To the average physician, the words "meaningful use" imply use that contributes substantially to improved care, a better work experience and/or improved safety. These are clearly non-functional requirements. To the extent that an EHR exhibits qualities that facilitate the realization of these objectives, physicians would say that their use of such a system was "meaningful." If the EHR interfered, even if it performed useful functions, physicians might have little interest in using it at all.

The government has repeated a frequent blunder — that of creating a new, counter-intuitive definition for words that already have a clear, common-sense meaning. The new "meaningful use" does not address qualities.  Rather, it is now denotes a detailed, but over-specified, set of functional requirements that an EHR must satisfy.

Apart from confusing physicians, the HHS inspector general was led to ask some interesting questions centering on the following theme: Are EHRs that meet the certification (functional) requirements capable of collecting data that is sufficiently detailed and accurate to meet the reporting (functional) requirements specified by meaningful use?

The inspector general's report says (among other things): "Although CMS’ prepayment validation functions correctly, it does not verify that self-reported information is accurate. The validation checks that self-reported numerators and denominators calculate to required percentage thresholds and that all relevant yes/no measures were checked 'yes.' However, it does not verify that numerators and denominators entered for percentage-based measures reflect the actual number of patients for a given measure or that professionals and hospitals possess certified EHR technology. Sufficient data are not available to verify self-reported information through automated system edits… CMS considered using automated … system edits to verify professionals’ and hospitals’ self-reported meaningful use information prior to payment, but found that sufficient data were not available to do so…

"CMS did not identify any data sources it could use to verify any of the 49 meaningful use measures. According to CMS staff, existing internal and external data sources are not comprehensive enough for verification and, in some cases, are not easily accessible. Further, no data sources exist for many of the meaningful use measures."

Each meaningful use measure carries an implied definition of which patients or cases should contribute to its denominator. In almost every instance, patients should be excluded if there are ambiguities or uncertainties about their data. Unfortunately, the typical data system is based on the assumption that accurate, unambiguous data are always available. They do not make provisions for gathering ambiguous, approximate data nor do they even allow a "data quality indicator" that could flag the entered data as imprecise or suspect.

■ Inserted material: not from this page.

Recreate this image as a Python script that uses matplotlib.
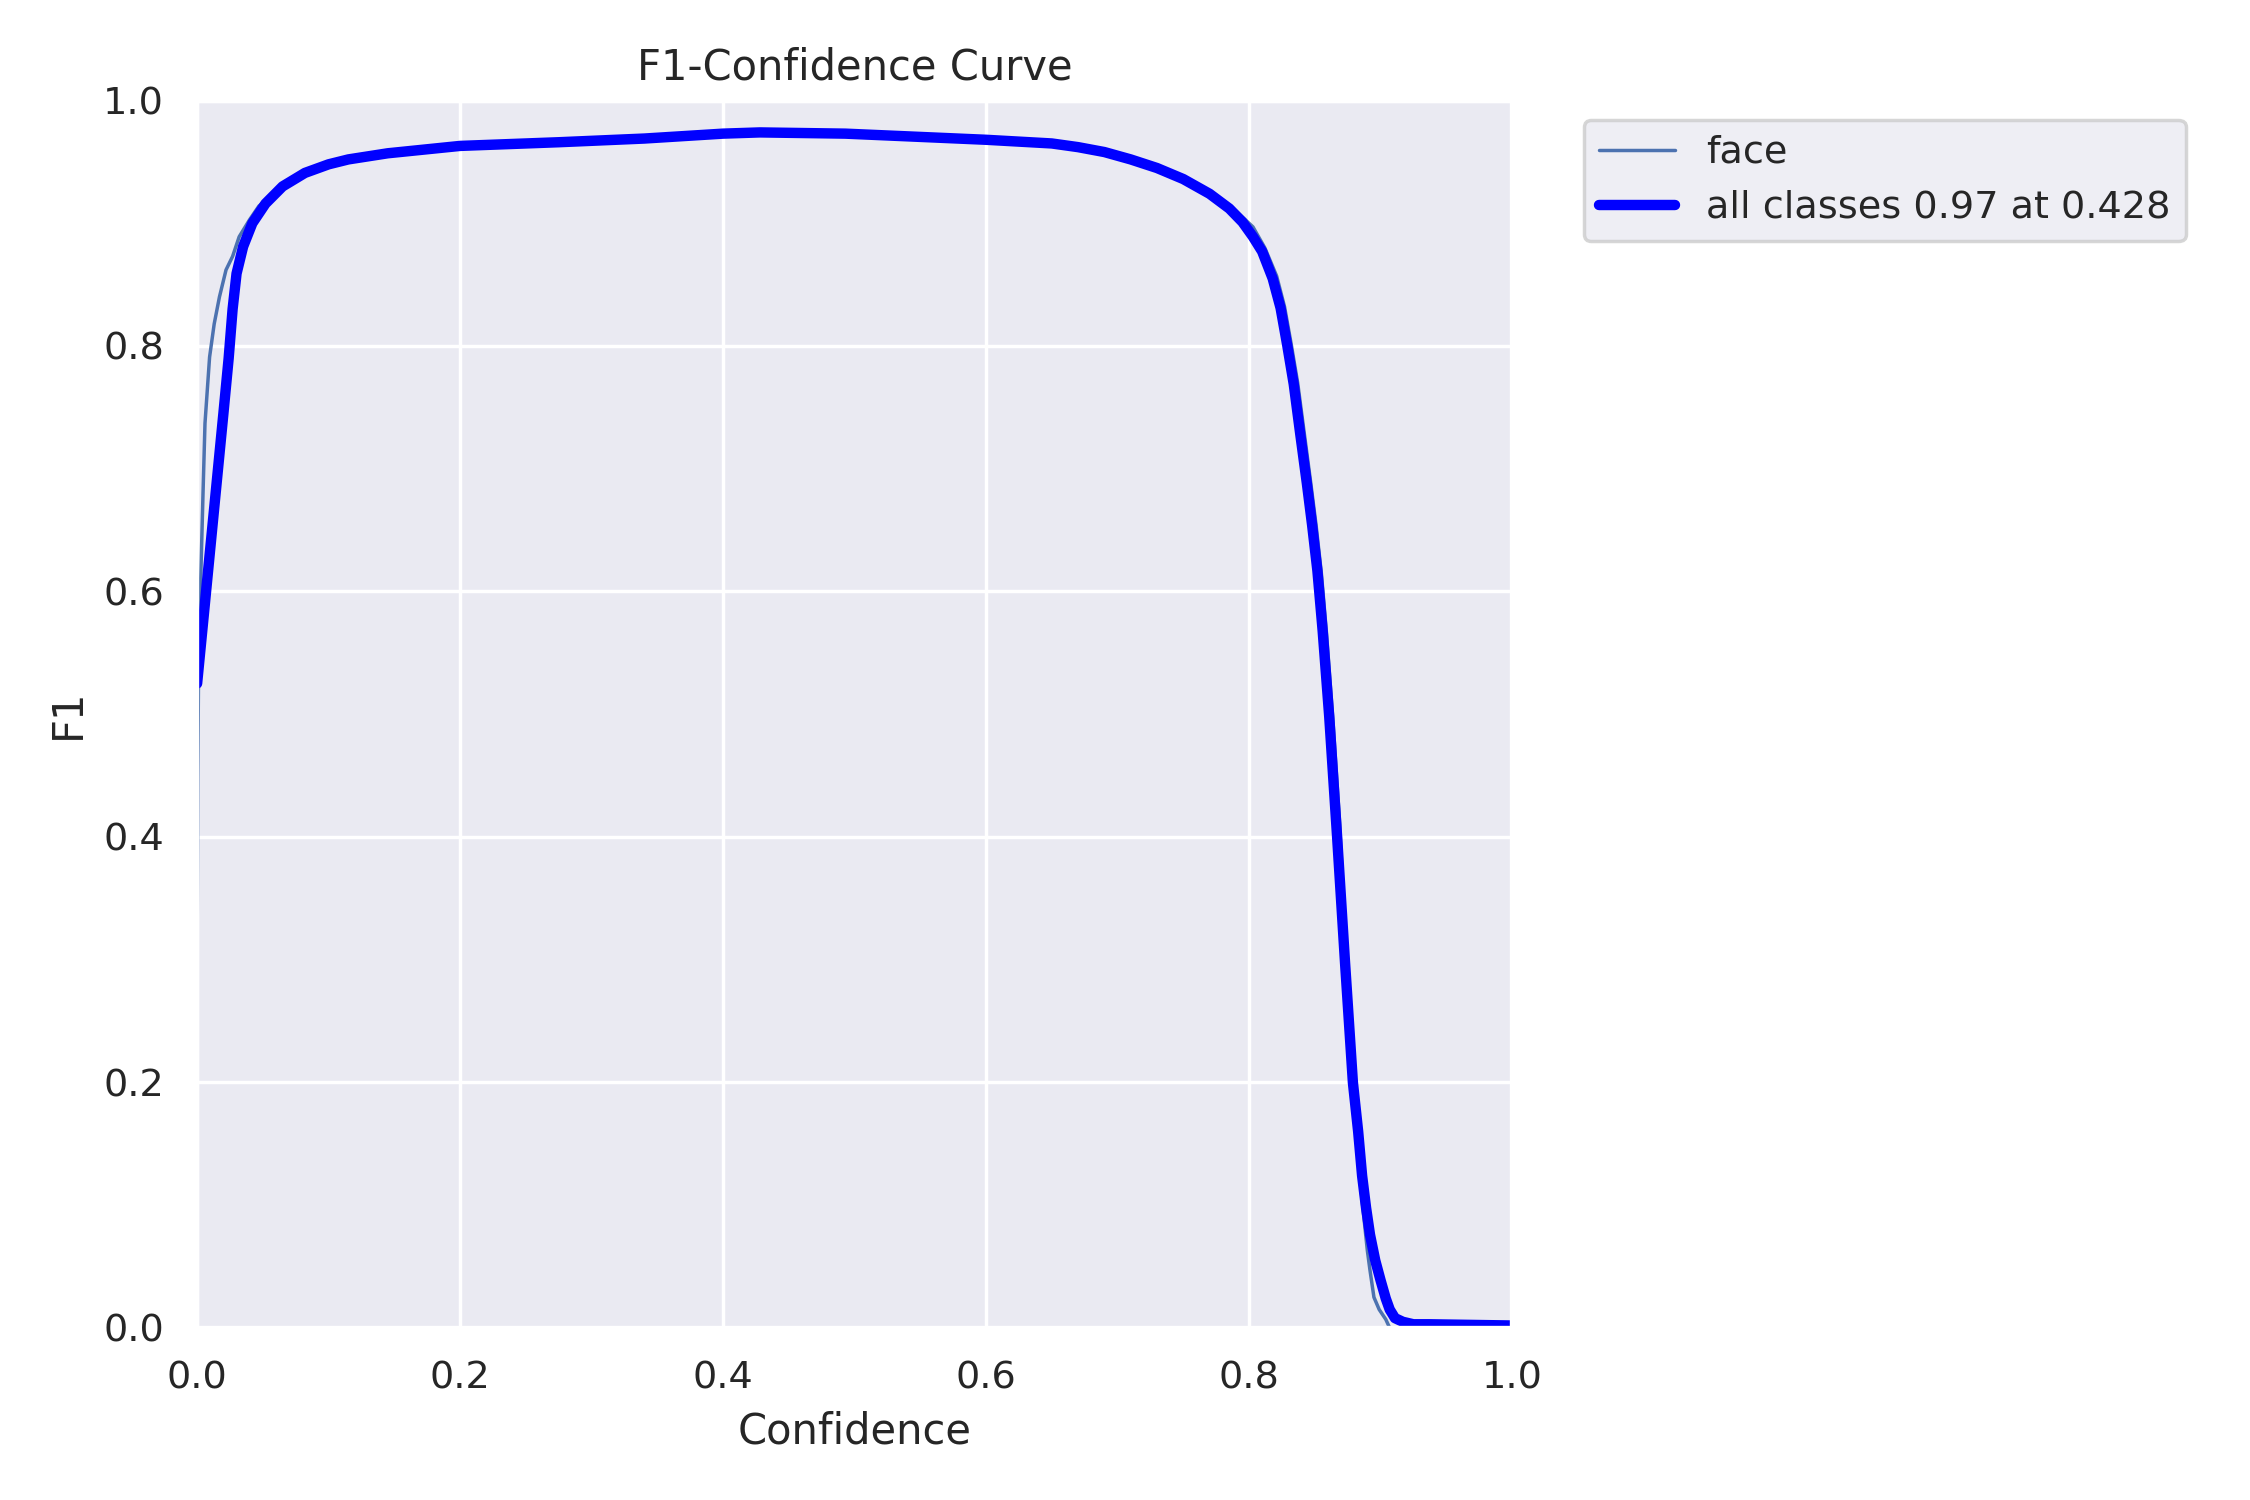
import matplotlib
matplotlib.use("Agg")
import matplotlib.pyplot as plt
import seaborn as sns

# values
face_conf = [0, 0.0005, 0.001, 0.002, 0.003, 0.0045, 0.006, 0.0095, 0.013, 0.017, 0.022, 0.027,
             0.032, 0.040, 0.047, 0.065, 0.082, 0.100, 0.145, 0.20, 0.275, 0.34, 0.40, 0.428,
             0.493, 0.60, 0.65, 0.68, 0.70, 0.72, 0.74, 0.76, 0.78, 0.790, 0.803, 0.812, 0.821,
             0.827, 0.832, 0.837, 0.842, 0.847, 0.851, 0.855, 0.859, 0.864, 0.869, 0.874, 0.879,
             0.882, 0.886, 0.890, 0.892, 0.895, 0.899, 0.904, 0.907, 1.0]
face_f1 = [0.295, 0.45, 0.52, 0.58, 0.62, 0.68, 0.737, 0.791, 0.818, 0.840, 0.862, 0.873,
           0.889, 0.903, 0.914, 0.930, 0.941, 0.948, 0.957, 0.963, 0.966, 0.969, 0.973, 0.974,
           0.973, 0.968, 0.965, 0.961, 0.955, 0.949, 0.941, 0.931, 0.917, 0.910, 0.897, 0.880,
           0.857, 0.832, 0.802, 0.770, 0.729, 0.688, 0.654, 0.615, 0.565, 0.492, 0.410, 0.298,
           0.205, 0.152, 0.104, 0.063, 0.047, 0.025, 0.015, 0.007, 0.0, 0.0]

all_conf = [0, 0.005, 0.010, 0.015, 0.020, 0.024, 0.027, 0.030, 0.035, 0.042, 0.052, 0.065,
            0.082, 0.100, 0.115, 0.145, 0.20, 0.275, 0.34, 0.40, 0.428, 0.493, 0.60, 0.65,
            0.67, 0.69, 0.71, 0.73, 0.75, 0.77, 0.785, 0.795, 0.803, 0.810, 0.818, 0.824, 0.829,
            0.834, 0.839, 0.844, 0.848, 0.852, 0.856, 0.861, 0.867, 0.873, 0.879, 0.883, 0.886,
            0.889, 0.892, 0.896, 0.900, 0.904, 0.907, 0.911, 0.917, 0.925, 0.937, 1.0]
all_f1 = [0.525, 0.58, 0.635, 0.69, 0.745, 0.79, 0.83, 0.859, 0.881, 0.900, 0.916, 0.930,
          0.941, 0.948, 0.952, 0.957, 0.963, 0.966, 0.969, 0.973, 0.974, 0.973, 0.968, 0.965,
          0.962, 0.958, 0.952, 0.945, 0.936, 0.924, 0.912, 0.901, 0.889, 0.877, 0.855, 0.831,
          0.801, 0.769, 0.728, 0.688, 0.654, 0.617, 0.568, 0.498, 0.40, 0.298, 0.2, 0.16, 0.124,
          0.098, 0.076, 0.055, 0.039, 0.024, 0.015, 0.008, 0.005, 0.003, 0.003, 0.002]

best_f1 = 0.97
best_conf = 0.428

sns.set_theme()

fig, ax = plt.subplots(1, 1, figsize=(9, 6))
ax.plot(face_conf, face_f1, linewidth=1, label='face')
ax.plot(all_conf, all_f1, linewidth=3, color='blue', label=f'all classes {best_f1:.2f} at {best_conf:.3f}')
ax.set_xlabel('Confidence')
ax.set_ylabel('F1')
ax.set_xlim(0, 1)
ax.set_ylim(0, 1)
ax.legend(bbox_to_anchor=(1.04, 1), loc="upper left")
ax.set_title('F1-Confidence Curve')

fig.subplots_adjust(left=0.0876, right=0.672, top=0.933, bottom=0.1147)
fig.savefig('out.png', dpi=250)
plt.close(fig)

Perhaps the inspector general is beginning to appreciate what could have been predicted from theory: Today's EHRs are not designed to collect data in a way that allows accurate meaningful use reports to be created. Now he must decide whether form or function is more important. If form, then: Don't ask; don't tell. Just trust the self-reporting and OK the payments. If function, then: Make no payments. Go back to the drawing board and either change the criteria for reporting or change the criteria for certification. The present situation would be laughable if it weren't so pathetic.